Тэлботт знал, что часть вины лежала на нем, потому что в силу своих особых отношений с заместителем министра иностранных дел Мамедовым должен был не допустить незапланированной конфронтации между Клинтоном и Ельциным. Такие отношения между Тэлботтом и Мамедовым сложились благодаря главному советнику Бейкера — Дэннису Россу еще до прихода Тэлботта в администрацию. Вскоре после того, как Клинтон одержал победу на выборах в ноябре 1992 года, Росс позвонил Тэлботту, чтобы рассказать о своем друге Мамедове. Росс вспоминает: «Я опасался, что отношения могут прерваться. У меня с Мамедовым сложились такие же отношения, как с ключевым помощником советского министра иностранных дел Шеварднадзе Сергеем Тарасенко. Я знал, что с такими связями дело будет продолжаться… Я сказал Тэлботту, что если надо будет решить какой-то вопрос, то это именно тот человек, который решает проблемы» {603} . [125]
125
Тэлботт подтверждает существо этого разговора в: The Russia Hand. — P. 41.
В первом разговоре с Россом Тэлботт был сдержан в отношении продолжения контакта с Мамедовым, поскольку он сам еще не имел поста в новой администрации. Но как только он вошел в команду Клинтона, то сразу же пошел на установление особых отношений с Мамедовым. Мамедов попросил Тэлботта создать межведомственную группу с представителями Пентагона и ЦРУ, что позволяло Мамедову сделать то же в России. Так возникла Группа по стратегической стабильности.
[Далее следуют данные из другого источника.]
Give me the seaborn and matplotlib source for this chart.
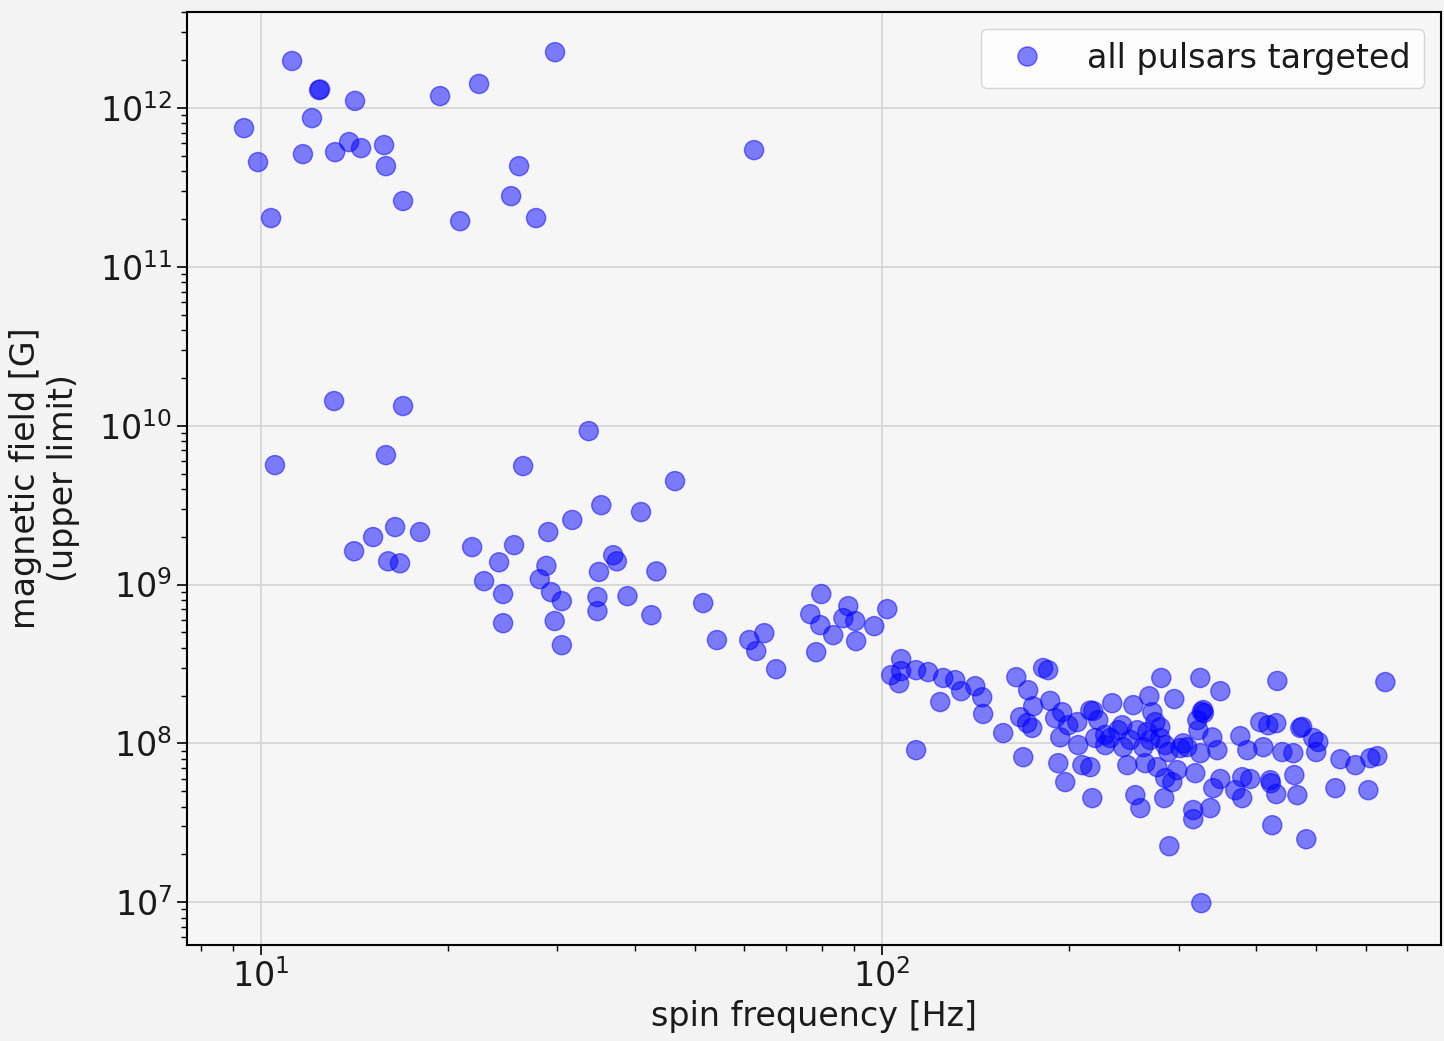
import numpy as np
import pandas as pd
import matplotlib
matplotlib.use("Agg")
import matplotlib.pyplot as plt
import seaborn as sns

# spin frequency [Hz]
freq_slow = [9.39, 9.89, 10.38, 11.22, 11.68, 12.08, 12.40, 12.45, 13.16, 13.86, 14.17, 14.49,
             15.78, 15.89, 16.93, 19.42, 20.92, 22.44, 25.27, 26.03, 27.72, 29.74, 62.2]
bfield_slow = [7.48e11, 4.57e11, 2.03e11, 1.98e12, 5.13e11, 8.65e11, 1.30e12, 1.31e12, 5.28e11,
               6.11e11, 1.11e12, 5.60e11, 5.85e11, 4.31e11, 2.60e11, 1.19e12, 1.94e11, 1.42e12,
               2.79e11, 4.31e11, 2.03e11, 2.25e12, 5.44e11]

freq_mid = [10.53, 13.11, 16.93, 15.89, 33.7, 26.42, 46.4, 35.3, 40.9, 31.7, 29.0, 16.44, 18.03,
            15.15, 14.12, 21.87, 25.55, 24.17, 16.02, 16.74, 36.9, 37.4, 28.8, 35.0, 43.3, 22.86,
            28.1, 24.53, 29.3, 30.5, 34.8, 34.8, 38.9, 42.5, 24.53, 29.7, 30.5, 51.5, 54.2, 61.1,
            64.6, 62.7, 67.5, 79.8, 76.6, 88.2, 86.6, 90.5, 79.5, 83.4, 97.1, 101.9, 90.8, 78.3]
bfield_mid = [5.65e9, 1.43e10, 1.33e10, 6.53e9, 9.25e9, 5.57e9, 4.48e9, 3.16e9, 2.86e9, 2.55e9,
              2.14e9, 2.30e9, 2.14e9, 1.99e9, 1.62e9, 1.72e9, 1.77e9, 1.38e9, 1.40e9, 1.36e9,
              1.53e9, 1.40e9, 1.31e9, 1.20e9, 1.21e9, 1.05e9, 1.08e9, 8.71e8, 8.96e8, 7.86e8,
              8.34e8, 6.80e8, 8.45e8, 6.41e8, 5.71e8, 5.89e8, 4.15e8, 7.64e8, 4.47e8, 4.47e8,
              4.94e8, 3.81e8, 2.93e8, 8.71e8, 6.51e8, 7.31e8, 6.14e8, 5.89e8, 5.55e8, 4.80e8,
              5.47e8, 7.00e8, 4.40e8, 3.75e8]

freq_fast = [107.3, 103.4, 107.3, 106.5, 113.4, 118.6, 125.4, 131.1, 134.0, 141.2, 144.9, 145.4,
             156.6, 164.4, 124.0, 113.4,
             181.6, 185.0, 171.8, 175.0, 186.4, 166.8, 171.2, 174.4, 194.9, 189.9, 199.3, 206.1,
             193.5, 206.8, 216.3, 218.7, 222.8, 220.3, 234.6, 232.8, 243.5, 253.7, 244.3, 257.4,
             269.2, 272.2, 280.4, 267.2, 280.4, 263.3, 281.4, 295.3, 288.8, 305.3, 325.2, 350.3,
             328.8, 329.5, 327.0, 321.6, 322.9, 340.0, 346.4, 325.2, 309.8, 377.2, 387.1, 410.8,
             432.7, 406.2, 418.4, 431.0, 440.7, 459.1, 471.1, 474.4, 494.3, 503.6, 499.7, 645.7,
             546.6, 577.9, 610.8, 626.9, 168.7, 192.1, 197.1, 210.0, 216.3, 217.9, 248.1, 265.2,
             277.3, 298.5, 319.2, 285.6, 293.1, 350.3, 341.2, 379.9, 391.4, 370.2, 379.9, 421.5,
             422.5, 431.0, 460.8, 466.0, 536.6, 606.3, 255.6, 260.4, 284.5, 316.8, 316.8, 337.5,
             424.6, 481.7, 289.9, 326.4, 228.6, 239.9, 270.2, 275.3, 228.6, 250.8, 285.6, 302.0]
bfield_fast = [3.39e8, 2.69e8, 2.85e8, 2.39e8, 2.89e8, 2.81e8, 2.58e8, 2.50e8, 2.13e8, 2.29e8,
               1.95e8, 1.53e8, 1.16e8, 2.61e8, 1.82e8, 9.06e7,
               2.98e8, 2.89e8, 2.16e8, 1.71e8, 1.85e8, 1.46e8, 1.34e8, 1.25e8, 1.57e8, 1.44e8,
               1.30e8, 1.36e8, 1.09e8, 9.75e7, 1.61e8, 1.60e8, 1.40e8, 1.08e8, 1.79e8, 1.08e8,
               1.30e8, 1.74e8, 9.46e7, 1.21e8, 1.98e8, 1.57e8, 1.26e8, 1.18e8, 1.08e8, 9.46e7,
               2.58e8, 1.90e8, 8.81e7, 1.00e8, 2.58e8, 2.13e8, 1.62e8, 1.55e8, 1.58e8, 1.40e8,
               1.21e8, 1.09e8, 9.06e7, 8.67e7, 9.46e7, 1.11e8, 9.06e7, 9.46e7, 2.47e8, 1.36e8,
               1.30e8, 1.34e8, 8.81e7, 8.67e7, 1.25e8, 1.27e8, 1.08e8, 1.02e8, 8.81e7, 2.43e8,
               7.94e7, 7.29e7, 8.07e7, 8.30e7, 8.18e7, 7.50e7, 5.70e7, 7.29e7, 7.08e7, 4.52e7,
               7.29e7, 7.50e7, 7.08e7, 6.78e7, 6.49e7, 6.04e7, 5.70e7, 5.96e7, 5.22e7, 6.12e7,
               5.96e7, 5.07e7, 4.52e7, 5.86e7, 5.61e7, 4.79e7, 6.31e7, 4.72e7, 5.22e7, 5.07e7,
               4.72e7, 3.91e7, 4.52e7, 3.80e7, 3.33e7, 3.91e7, 3.05e7, 2.49e7, 2.25e7, 9.86e6,
               1.13e8, 1.21e8, 1.05e8, 1.36e8, 9.75e7, 1.05e8, 9.75e7, 9.33e7]

freq = freq_slow + freq_mid + freq_fast
bfield = bfield_slow + bfield_mid + bfield_fast
df = pd.DataFrame({"freq": freq, "bfield": bfield, "label": "all pulsars targeted"})

sns.set_theme(style="ticks")
plt.rcParams["font.family"] = ["DejaVu Sans"]
plt.rcParams["text.color"] = "#1a1a1a"
plt.rcParams["axes.labelcolor"] = "#1a1a1a"
plt.rcParams["xtick.color"] = "black"
plt.rcParams["ytick.color"] = "black"
plt.rcParams["xtick.labelcolor"] = "#1a1a1a"
plt.rcParams["ytick.labelcolor"] = "#1a1a1a"

fig = plt.figure(figsize=(14.44, 10.41), dpi=100, facecolor="#f3f3f3")
ax = fig.add_axes([0.1295, 0.0922, 0.8685, 0.8963])
ax.set_facecolor("#f6f6f6")

sns.scatterplot(data=df, x="freq", y="bfield", hue="label", palette=["blue"],
                alpha=0.5, s=190, edgecolor="blue", linewidth=1.0, ax=ax, zorder=3)

ax.set_xscale("log")
ax.set_yscale("log")
ax.set_xlim(7.6, 794)
ax.set_ylim(5.37e6, 4.03e12)
ax.grid(True, which="major", color="#d4d4d4", linewidth=1.2, zorder=0)
ax.set_axisbelow(True)
for sp in ax.spines.values():
    sp.set_color("black")
    sp.set_linewidth(1.5)
    sp.set_visible(True)
ax.tick_params(axis="both", which="major", labelsize=24, length=7, width=1.2, direction="out")
ax.tick_params(axis="both", which="minor", length=4, width=1.0, direction="out")
ax.set_xlabel("spin frequency [Hz]", fontsize=24, labelpad=4)
ax.set_ylabel("magnetic field [G]\n(upper limit)", fontsize=24, labelpad=14)

leg = ax.legend(loc="upper right", fontsize=24, frameon=True, fancybox=True,
                borderpad=0.4, handletextpad=0.8, markerscale=1.0)
leg.get_frame().set_facecolor("white")
leg.get_frame().set_edgecolor("#cccccc")
leg.set_title(None)

fig.savefig("out.png", dpi=100, facecolor=fig.get_facecolor())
По словам Виктории Нуланд, ее ценность для США заключалась в том, что она создавала некоторую стабильность на российской стороне. А при этих условиях Тэлботт мог услышать от Мамедова: «Вы хотите добиться того-то и того-то. Для этого вам нужно сделать следующее: вот кто и кому должен направить письма; вот кто должен кому позвонить; вот тут мои проблемы или я могу привлечь на свою сторону то или другое ведомство»{604}.
До осени 1994 года Мамедов четко выполнял все просьбы. А потом было неожиданное поведение Ельцина на встрече в Будапеште и война в Чечне. Ни о том, ни о другом Мамедов не предупредил американцев. Учитывая неожиданную реакцию русских в НАТО, а затем в Будапеште, причем по вопросам, над которыми обе стороны работали на протяжении всей осени, некоторые стали задаваться вопросом, не слишком ли Тэлботт полагался на Мамедова. В ретроспективе Тэлботт на это отвечал: «Полагаю, что в каком-то смысле вполне очевидно, что это действительно так. Поэтому nolo contendere [126] . Но, с другой стороны, это не имеет значения. Нет вопроса, я действительно полагался… на канал Мамедова. Это уникальный, почти уникальный случай в истории американо-российской дипломатии… Он был исключительно честен и эффективен в решении внутрироссийских проблем. Учитывая, какой там творился хаос, сколько было споров и непредсказуемости, и если оценивать его деятельность, то ему надо поставить «пять с плюсом». У нас были некоторые сбои, этот [Будапешт, декабрь 1994] был наихудшим. Но он никогда сознательно не вводил нас в заблуждение и не преувеличивал. А какие еще каналы мы могли использовать? Часть проблемы заключалась в том, что Ельцин был так непоследователен. Он был непоследователен в отношениях с Клинтоном… так же непоследователен в своем правительстве» {605} .
126
Nolo contendere (лат.) — юридический термин, означающий «не оспариваю». — Прим. пер.